▶ _Required task_: Search the material below for the string "Python" and extract each line that has it.
-- START Supplied records --
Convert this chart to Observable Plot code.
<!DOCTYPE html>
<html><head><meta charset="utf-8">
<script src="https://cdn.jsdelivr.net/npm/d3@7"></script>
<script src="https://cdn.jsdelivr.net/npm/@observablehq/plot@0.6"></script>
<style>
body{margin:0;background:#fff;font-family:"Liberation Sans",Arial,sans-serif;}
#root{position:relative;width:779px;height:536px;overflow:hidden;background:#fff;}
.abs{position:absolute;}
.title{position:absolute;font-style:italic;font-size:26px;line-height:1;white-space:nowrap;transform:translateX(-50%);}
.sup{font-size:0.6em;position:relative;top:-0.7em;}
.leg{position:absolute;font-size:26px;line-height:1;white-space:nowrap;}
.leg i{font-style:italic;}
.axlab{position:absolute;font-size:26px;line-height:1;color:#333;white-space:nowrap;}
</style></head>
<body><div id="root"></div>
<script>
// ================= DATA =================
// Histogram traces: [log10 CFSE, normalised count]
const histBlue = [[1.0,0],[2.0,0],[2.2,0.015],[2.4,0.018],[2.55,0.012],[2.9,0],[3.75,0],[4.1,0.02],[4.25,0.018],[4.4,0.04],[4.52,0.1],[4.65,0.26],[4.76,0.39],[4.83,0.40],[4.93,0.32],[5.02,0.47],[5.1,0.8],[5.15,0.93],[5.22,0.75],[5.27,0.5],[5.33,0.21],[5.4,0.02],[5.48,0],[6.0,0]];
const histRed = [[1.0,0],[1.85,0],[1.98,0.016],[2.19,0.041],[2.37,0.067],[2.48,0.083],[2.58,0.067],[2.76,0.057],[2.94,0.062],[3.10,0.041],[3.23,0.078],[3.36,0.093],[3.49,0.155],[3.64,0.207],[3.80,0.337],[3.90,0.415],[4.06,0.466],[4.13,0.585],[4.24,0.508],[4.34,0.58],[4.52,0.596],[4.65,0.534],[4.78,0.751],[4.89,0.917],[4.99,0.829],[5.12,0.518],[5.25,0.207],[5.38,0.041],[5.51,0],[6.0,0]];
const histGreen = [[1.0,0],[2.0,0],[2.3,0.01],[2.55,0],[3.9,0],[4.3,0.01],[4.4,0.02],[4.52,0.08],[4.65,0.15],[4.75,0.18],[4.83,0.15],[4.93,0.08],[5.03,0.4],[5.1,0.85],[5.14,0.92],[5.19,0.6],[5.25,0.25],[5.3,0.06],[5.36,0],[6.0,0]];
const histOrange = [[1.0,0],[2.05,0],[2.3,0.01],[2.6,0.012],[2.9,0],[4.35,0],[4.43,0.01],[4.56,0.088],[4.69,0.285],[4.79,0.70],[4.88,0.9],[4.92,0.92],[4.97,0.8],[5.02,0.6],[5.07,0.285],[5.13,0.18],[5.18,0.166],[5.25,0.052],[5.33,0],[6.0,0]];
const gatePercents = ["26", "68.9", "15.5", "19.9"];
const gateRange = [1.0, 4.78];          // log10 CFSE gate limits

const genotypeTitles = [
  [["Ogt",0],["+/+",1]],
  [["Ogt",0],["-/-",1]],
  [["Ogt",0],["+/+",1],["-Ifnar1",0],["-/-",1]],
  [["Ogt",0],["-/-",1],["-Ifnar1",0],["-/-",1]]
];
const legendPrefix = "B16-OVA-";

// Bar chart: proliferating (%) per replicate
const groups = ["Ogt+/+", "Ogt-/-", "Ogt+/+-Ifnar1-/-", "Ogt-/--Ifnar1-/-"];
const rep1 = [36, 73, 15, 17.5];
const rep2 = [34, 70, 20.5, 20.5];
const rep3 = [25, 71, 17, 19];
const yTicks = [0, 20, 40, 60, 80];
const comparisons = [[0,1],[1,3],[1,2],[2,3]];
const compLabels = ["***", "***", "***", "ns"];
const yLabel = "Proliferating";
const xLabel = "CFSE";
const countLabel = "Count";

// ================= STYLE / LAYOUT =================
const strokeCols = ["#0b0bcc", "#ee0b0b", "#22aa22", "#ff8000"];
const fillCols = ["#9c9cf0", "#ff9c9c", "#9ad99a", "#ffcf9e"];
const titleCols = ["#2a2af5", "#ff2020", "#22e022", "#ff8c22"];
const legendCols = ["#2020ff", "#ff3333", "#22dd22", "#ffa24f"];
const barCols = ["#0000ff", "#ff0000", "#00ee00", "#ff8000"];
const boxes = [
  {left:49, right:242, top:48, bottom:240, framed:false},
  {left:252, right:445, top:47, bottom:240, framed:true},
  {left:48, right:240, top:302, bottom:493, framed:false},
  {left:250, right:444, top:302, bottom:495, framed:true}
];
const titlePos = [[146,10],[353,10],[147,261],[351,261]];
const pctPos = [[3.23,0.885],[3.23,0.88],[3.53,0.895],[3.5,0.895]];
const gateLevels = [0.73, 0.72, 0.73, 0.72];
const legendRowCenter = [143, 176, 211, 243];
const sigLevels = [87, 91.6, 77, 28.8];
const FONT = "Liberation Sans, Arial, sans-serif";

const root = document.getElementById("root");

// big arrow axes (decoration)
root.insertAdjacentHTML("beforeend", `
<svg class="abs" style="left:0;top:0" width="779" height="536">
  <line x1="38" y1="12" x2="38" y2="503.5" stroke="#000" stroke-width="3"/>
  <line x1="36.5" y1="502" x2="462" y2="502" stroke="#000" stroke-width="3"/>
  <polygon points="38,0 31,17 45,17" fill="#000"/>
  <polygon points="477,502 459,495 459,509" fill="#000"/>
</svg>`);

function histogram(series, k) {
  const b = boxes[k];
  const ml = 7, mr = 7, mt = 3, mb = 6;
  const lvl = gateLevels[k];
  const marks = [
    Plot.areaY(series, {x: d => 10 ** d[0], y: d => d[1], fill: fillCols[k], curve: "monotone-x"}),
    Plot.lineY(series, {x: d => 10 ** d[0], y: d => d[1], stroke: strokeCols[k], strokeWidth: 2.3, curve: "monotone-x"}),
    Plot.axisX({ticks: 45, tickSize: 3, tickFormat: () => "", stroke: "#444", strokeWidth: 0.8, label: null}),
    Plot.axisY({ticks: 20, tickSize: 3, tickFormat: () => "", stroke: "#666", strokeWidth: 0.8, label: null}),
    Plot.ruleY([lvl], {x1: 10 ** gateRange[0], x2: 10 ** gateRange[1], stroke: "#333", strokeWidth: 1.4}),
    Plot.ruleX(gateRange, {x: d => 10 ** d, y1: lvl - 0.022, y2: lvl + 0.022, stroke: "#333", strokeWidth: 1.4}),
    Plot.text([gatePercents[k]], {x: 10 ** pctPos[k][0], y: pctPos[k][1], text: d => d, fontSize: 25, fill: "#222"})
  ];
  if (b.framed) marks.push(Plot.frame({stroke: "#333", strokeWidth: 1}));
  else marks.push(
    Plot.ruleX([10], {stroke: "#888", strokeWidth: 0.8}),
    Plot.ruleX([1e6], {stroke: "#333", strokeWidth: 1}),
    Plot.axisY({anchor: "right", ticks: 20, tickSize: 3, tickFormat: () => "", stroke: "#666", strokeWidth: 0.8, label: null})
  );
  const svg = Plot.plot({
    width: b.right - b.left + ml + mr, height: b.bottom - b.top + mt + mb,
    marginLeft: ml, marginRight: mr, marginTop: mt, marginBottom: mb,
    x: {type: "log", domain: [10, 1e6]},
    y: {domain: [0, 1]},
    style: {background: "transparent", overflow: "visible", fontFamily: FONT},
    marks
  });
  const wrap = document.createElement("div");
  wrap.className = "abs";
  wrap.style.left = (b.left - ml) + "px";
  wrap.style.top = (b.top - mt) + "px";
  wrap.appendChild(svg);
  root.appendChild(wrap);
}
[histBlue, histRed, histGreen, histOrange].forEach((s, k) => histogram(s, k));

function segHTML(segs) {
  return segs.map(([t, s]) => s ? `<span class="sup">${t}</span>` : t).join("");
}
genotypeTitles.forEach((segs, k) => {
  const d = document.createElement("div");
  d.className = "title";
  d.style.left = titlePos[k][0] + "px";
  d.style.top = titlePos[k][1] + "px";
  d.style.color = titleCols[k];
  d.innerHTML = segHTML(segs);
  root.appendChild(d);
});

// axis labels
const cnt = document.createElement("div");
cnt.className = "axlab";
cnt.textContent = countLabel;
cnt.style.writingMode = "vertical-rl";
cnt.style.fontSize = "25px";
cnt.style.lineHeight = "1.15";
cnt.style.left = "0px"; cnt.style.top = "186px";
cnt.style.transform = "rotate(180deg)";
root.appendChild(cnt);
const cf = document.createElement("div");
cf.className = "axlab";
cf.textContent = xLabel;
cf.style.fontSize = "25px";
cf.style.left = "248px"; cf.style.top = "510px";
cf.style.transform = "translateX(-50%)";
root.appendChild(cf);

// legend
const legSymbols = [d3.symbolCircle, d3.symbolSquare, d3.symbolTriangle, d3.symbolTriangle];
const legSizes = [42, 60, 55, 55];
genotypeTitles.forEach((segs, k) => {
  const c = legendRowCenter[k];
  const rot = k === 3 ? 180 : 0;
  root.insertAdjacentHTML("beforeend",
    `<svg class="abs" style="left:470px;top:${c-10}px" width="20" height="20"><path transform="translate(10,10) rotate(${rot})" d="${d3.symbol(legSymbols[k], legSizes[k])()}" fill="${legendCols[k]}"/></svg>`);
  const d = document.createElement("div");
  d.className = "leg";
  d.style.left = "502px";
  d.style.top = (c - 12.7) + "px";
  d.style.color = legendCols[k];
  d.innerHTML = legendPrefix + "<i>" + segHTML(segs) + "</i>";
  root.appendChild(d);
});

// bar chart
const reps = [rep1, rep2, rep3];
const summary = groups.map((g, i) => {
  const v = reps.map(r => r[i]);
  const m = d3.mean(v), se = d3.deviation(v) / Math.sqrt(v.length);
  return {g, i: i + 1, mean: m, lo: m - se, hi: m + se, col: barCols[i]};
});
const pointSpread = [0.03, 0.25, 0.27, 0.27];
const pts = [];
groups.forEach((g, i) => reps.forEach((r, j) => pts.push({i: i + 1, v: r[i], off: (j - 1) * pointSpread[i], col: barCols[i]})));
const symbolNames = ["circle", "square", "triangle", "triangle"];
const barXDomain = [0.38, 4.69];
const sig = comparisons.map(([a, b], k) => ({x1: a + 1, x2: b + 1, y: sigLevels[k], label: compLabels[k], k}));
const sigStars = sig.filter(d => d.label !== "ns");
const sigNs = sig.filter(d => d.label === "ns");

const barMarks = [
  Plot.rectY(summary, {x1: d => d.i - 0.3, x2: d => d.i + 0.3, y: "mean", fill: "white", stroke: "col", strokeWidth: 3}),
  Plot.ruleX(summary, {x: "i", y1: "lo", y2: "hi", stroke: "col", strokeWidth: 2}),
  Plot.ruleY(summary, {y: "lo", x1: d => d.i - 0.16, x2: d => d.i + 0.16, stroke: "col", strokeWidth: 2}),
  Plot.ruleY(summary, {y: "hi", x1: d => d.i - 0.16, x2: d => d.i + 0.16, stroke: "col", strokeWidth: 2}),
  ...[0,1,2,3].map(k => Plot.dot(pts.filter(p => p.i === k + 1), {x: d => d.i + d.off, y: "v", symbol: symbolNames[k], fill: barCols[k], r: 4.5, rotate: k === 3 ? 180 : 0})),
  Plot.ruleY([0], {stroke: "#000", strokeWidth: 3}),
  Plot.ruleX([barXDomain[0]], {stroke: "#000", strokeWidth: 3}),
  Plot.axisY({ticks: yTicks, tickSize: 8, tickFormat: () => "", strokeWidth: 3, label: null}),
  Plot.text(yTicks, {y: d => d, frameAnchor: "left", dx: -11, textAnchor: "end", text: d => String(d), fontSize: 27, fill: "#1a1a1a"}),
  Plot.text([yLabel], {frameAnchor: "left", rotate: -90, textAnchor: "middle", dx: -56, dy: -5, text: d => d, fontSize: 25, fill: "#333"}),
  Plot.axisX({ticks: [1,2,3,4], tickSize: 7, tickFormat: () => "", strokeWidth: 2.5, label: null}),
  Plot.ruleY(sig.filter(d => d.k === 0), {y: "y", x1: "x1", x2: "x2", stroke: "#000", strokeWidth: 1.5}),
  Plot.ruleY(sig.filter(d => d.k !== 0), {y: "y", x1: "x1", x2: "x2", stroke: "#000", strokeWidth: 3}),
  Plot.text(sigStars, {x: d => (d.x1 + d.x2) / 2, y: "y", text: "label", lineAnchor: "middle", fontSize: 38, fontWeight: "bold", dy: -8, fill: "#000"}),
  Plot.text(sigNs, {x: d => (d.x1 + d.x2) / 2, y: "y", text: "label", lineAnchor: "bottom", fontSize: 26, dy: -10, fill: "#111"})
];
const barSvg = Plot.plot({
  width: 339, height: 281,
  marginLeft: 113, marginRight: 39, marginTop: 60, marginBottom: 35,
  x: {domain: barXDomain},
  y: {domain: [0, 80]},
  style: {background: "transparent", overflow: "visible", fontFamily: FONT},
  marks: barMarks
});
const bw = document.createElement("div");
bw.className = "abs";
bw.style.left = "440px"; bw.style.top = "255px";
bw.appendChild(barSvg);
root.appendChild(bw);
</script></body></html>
-- END Supplied records --
-- START Supplied records --
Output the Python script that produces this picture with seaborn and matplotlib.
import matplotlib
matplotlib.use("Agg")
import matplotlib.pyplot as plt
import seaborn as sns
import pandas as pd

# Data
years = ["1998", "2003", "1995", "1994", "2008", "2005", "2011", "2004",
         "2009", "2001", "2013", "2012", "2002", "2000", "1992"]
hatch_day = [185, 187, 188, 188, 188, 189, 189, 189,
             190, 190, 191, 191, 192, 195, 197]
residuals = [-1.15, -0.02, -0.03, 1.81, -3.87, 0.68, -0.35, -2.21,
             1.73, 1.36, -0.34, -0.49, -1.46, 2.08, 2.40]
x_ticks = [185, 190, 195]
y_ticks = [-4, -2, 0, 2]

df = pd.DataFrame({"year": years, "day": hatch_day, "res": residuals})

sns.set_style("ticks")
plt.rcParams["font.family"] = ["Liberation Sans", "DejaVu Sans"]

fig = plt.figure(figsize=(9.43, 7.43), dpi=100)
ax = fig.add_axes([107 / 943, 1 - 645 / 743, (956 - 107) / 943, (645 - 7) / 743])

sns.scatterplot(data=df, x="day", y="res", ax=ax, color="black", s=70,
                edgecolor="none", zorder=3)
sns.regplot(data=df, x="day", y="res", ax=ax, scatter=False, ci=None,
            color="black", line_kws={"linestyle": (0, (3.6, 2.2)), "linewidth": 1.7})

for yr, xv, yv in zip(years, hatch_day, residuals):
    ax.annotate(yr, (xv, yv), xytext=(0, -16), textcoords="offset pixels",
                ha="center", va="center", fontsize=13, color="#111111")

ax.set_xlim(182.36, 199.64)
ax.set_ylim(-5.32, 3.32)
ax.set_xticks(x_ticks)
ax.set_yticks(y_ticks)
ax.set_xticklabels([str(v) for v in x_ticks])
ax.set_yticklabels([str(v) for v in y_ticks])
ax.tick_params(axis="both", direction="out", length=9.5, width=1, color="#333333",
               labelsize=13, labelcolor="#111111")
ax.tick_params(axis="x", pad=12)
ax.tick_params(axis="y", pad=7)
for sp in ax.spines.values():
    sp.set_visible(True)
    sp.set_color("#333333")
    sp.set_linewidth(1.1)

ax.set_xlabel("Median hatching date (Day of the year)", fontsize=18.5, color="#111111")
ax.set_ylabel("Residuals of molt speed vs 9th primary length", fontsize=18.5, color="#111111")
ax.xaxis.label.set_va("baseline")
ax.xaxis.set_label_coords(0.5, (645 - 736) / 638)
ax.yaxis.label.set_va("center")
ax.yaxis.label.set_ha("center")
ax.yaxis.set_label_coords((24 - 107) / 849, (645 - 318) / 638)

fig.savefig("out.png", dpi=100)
-- END Supplied records --
-- START Supplied records --
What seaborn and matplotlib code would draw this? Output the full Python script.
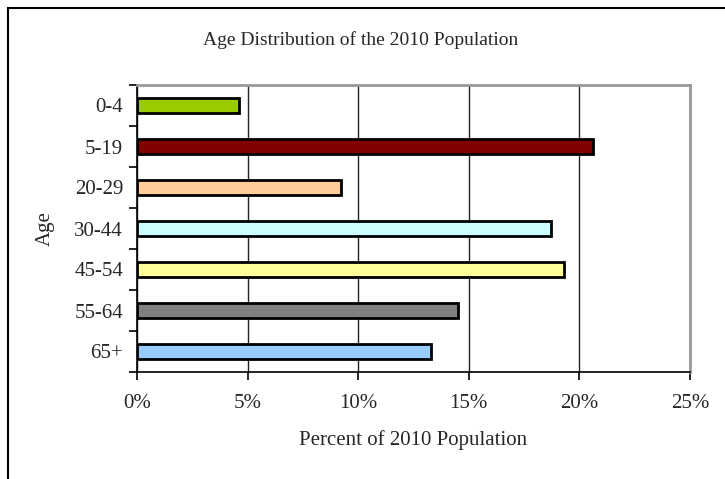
-- END Supplied records --
▶ _Answer to the task_:
Output the Python script that produces this picture with seaborn and matplotlib.
What seaborn and matplotlib code would draw this? Output the full Python script.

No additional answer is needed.